WHAT IS NEEDED => Write the data out again exactly, dropping any images it holds.
* start SOURCE MATERIAL *
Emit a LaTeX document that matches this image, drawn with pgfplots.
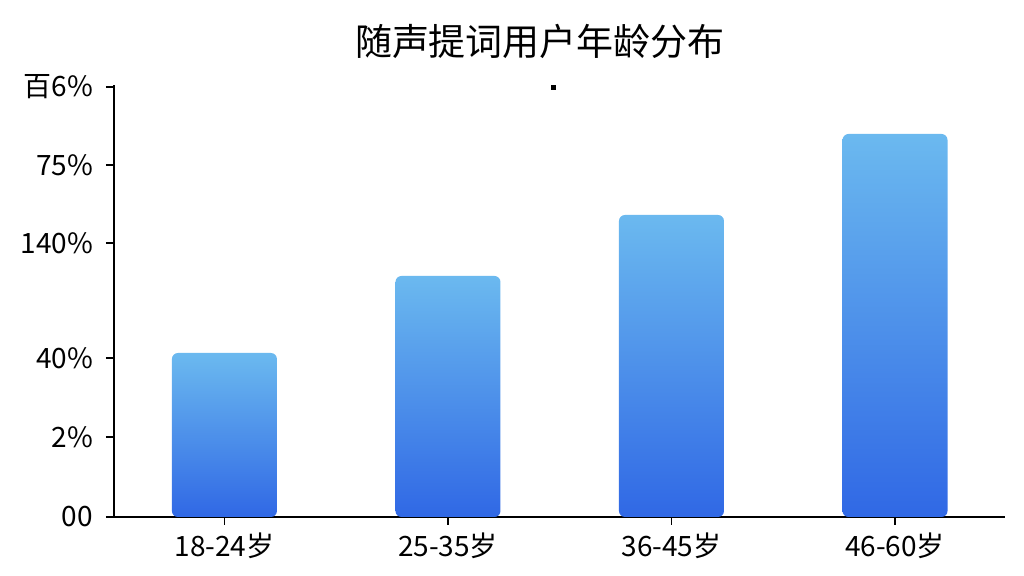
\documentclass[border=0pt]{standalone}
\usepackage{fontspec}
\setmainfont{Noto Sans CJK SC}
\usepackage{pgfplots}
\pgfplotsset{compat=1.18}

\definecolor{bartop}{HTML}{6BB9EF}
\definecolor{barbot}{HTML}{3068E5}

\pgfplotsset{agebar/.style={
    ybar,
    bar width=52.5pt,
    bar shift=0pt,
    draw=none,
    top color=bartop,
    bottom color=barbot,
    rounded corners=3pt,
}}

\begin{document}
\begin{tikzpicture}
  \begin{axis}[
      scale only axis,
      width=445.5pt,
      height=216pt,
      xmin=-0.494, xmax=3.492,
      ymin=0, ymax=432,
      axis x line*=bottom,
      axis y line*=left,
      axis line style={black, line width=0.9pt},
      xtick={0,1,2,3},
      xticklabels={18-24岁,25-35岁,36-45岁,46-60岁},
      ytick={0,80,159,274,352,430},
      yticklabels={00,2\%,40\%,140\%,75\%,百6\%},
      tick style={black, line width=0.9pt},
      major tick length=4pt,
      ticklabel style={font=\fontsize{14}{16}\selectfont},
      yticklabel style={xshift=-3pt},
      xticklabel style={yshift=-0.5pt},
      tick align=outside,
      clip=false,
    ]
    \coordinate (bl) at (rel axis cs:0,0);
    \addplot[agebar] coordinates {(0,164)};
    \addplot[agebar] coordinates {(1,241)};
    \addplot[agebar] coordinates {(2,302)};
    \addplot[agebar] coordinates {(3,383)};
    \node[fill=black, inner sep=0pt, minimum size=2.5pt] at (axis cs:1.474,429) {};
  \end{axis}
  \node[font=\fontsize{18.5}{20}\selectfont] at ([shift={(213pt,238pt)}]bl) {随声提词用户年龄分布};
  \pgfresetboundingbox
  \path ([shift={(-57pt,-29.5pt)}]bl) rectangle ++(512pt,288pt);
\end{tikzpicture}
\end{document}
* end SOURCE MATERIAL *
EXPECTED ANSWER =>
Emit a LaTeX document that matches this image, drawn with pgfplots.
\documentclass[border=0pt]{standalone}
\usepackage{fontspec}
\setmainfont{Noto Sans CJK SC}
\usepackage{pgfplots}
\pgfplotsset{compat=1.18}

\definecolor{bartop}{HTML}{6BB9EF}
\definecolor{barbot}{HTML}{3068E5}

\pgfplotsset{agebar/.style={
    ybar,
    bar width=52.5pt,
    bar shift=0pt,
    draw=none,
    top color=bartop,
    bottom color=barbot,
    rounded corners=3pt,
}}

\begin{document}
\begin{tikzpicture}
  \begin{axis}[
      scale only axis,
      width=445.5pt,
      height=216pt,
      xmin=-0.494, xmax=3.492,
      ymin=0, ymax=432,
      axis x line*=bottom,
      axis y line*=left,
      axis line style={black, line width=0.9pt},
      xtick={0,1,2,3},
      xticklabels={18-24岁,25-35岁,36-45岁,46-60岁},
      ytick={0,80,159,274,352,430},
      yticklabels={00,2\%,40\%,140\%,75\%,百6\%},
      tick style={black, line width=0.9pt},
      major tick length=4pt,
      ticklabel style={font=\fontsize{14}{16}\selectfont},
      yticklabel style={xshift=-3pt},
      xticklabel style={yshift=-0.5pt},
      tick align=outside,
      clip=false,
    ]
    \coordinate (bl) at (rel axis cs:0,0);
    \addplot[agebar] coordinates {(0,164)};
    \addplot[agebar] coordinates {(1,241)};
    \addplot[agebar] coordinates {(2,302)};
    \addplot[agebar] coordinates {(3,383)};
    \node[fill=black, inner sep=0pt, minimum size=2.5pt] at (axis cs:1.474,429) {};
  \end{axis}
  \node[font=\fontsize{18.5}{20}\selectfont] at ([shift={(213pt,238pt)}]bl) {随声提词用户年龄分布};
  \pgfresetboundingbox
  \path ([shift={(-57pt,-29.5pt)}]bl) rectangle ++(512pt,288pt);
\end{tikzpicture}
\end{document}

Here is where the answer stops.